Murray Rothbard, Man Economy and State
Central banks have been flooding the economic system with easy money for decades. This has been a boon for the growth of the state, it has enriched the upper class, and it has created bubbles in the price of assets such as equities and real estate. But in the process, it has impoverished the middle class and the poor, and we are now facing the menace of an accelerated rise in consumer prices. Central banks are trying to tame this increase in price levels by raising interest rates and tightening credit conditions. But with so much debt in our system, at an individual, corporate, and governmental level, a rise in interest rates threatens to collapse the house of cards upon which so much of the economy is built.

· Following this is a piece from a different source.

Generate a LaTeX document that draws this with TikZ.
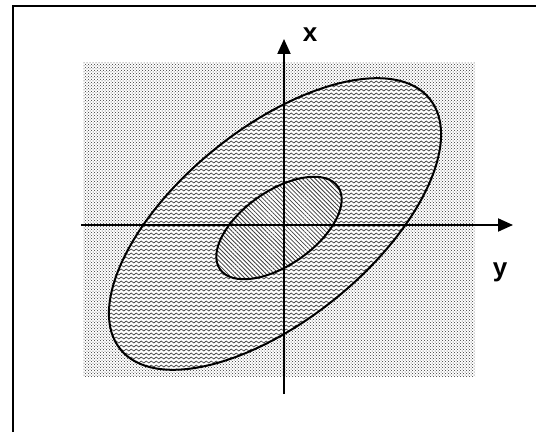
\documentclass[tikz,border=0pt]{standalone}
\usepackage{fontspec}
\setmainfont{Liberation Sans}
\usepackage{tikz}
\usetikzlibrary{arrows.meta, patterns, patterns.meta}

\pgfdeclarepatternformonly{wavylines}{\pgfpoint{-1pt}{-1pt}}{\pgfpoint{6pt}{5pt}}{\pgfpoint{5pt}{4pt}}{
  \pgfsetlinewidth{0.7pt}
  \pgfpathmoveto{\pgfpoint{0pt}{2pt}}
  \pgfpathsine{\pgfpoint{1.25pt}{1pt}}
  \pgfpathcosine{\pgfpoint{1.25pt}{-1pt}}
  \pgfpathsine{\pgfpoint{1.25pt}{-1pt}}
  \pgfpathcosine{\pgfpoint{1.25pt}{1pt}}
  \pgfusepath{stroke}
}

\begin{document}
\begin{tikzpicture}[x=1pt, y=1pt, >={Triangle[length=15pt, width=13pt]},
    axis/.style={line width=2pt, ->},
    lbl/.style={font=\fontsize{26}{30}\selectfont\bfseries, inner sep=0pt},
    bg/.style={pattern=crosshatch dots, pattern color=black!80},
    outer/.style={line width=2pt, pattern=wavylines, pattern color=black!75},
    inner/.style={line width=2pt, pattern={Lines[angle=-45, distance=3pt, line width=0.8pt]}, pattern color=black!75}]
  \useasboundingbox (0,0) rectangle (536,432);
  % frame (open at right and bottom)
  \draw[line width=2pt] (12.5,0) -- (12.5,426) -- (536,426);
  % shaded background
  \fill[bg] (83,56) rectangle (475,369);
  % ellipses
  \fill[white] (275,208) ellipse [x radius=199, y radius=96, rotate=39];
  \draw[outer] (275,208) ellipse [x radius=199, y radius=96, rotate=39];
  \fill[white] (279,204) ellipse [x radius=72, y radius=37, rotate=35];
  \draw[inner] (279,204) ellipse [x radius=72, y radius=37, rotate=35];
  % axes
  \coordinate (vb) at (284,38);
  \coordinate (vt) at (284,393);
  \coordinate (hl) at (81,207);
  \coordinate (hr) at (513,207);
  \draw[axis] (vb) -- (vt);
  \draw[axis] (hl) -- (hr);
  \node[lbl] (xl) at (310,397) {x};
  \node[lbl] (yl) at (500,160) {y};
\end{tikzpicture}
\end{document}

Removing the drug of easy money, in other words, is setting us up for a crash. Will central banks keep fighting the rise in consumer prices with higher interest rates and allow a curative crash to unfold? Or will they follow the pattern of the past several decades and at the first sign of a serious collapse in equity or real estate prices, cut interest rates once again? If they choose the latter course, they will be flirting with fire, for as Ludwig von Mises explains:
“If once public opinion is convinced that the increase in the quantity of money will continue and never come to an end, and that consequently the prices of all commodities and services will not cease to rise, everybody becomes eager to buy as much as possible and to restrict his cash holding to a minimum size…Everybody is anxious to swap his money against “real” goods, no matter whether he needs them or not, no matter how much money he has to pay for them. Within a very short time…the things which were used as money are no longer used as [money]. Nobody wants to give away anything against them.”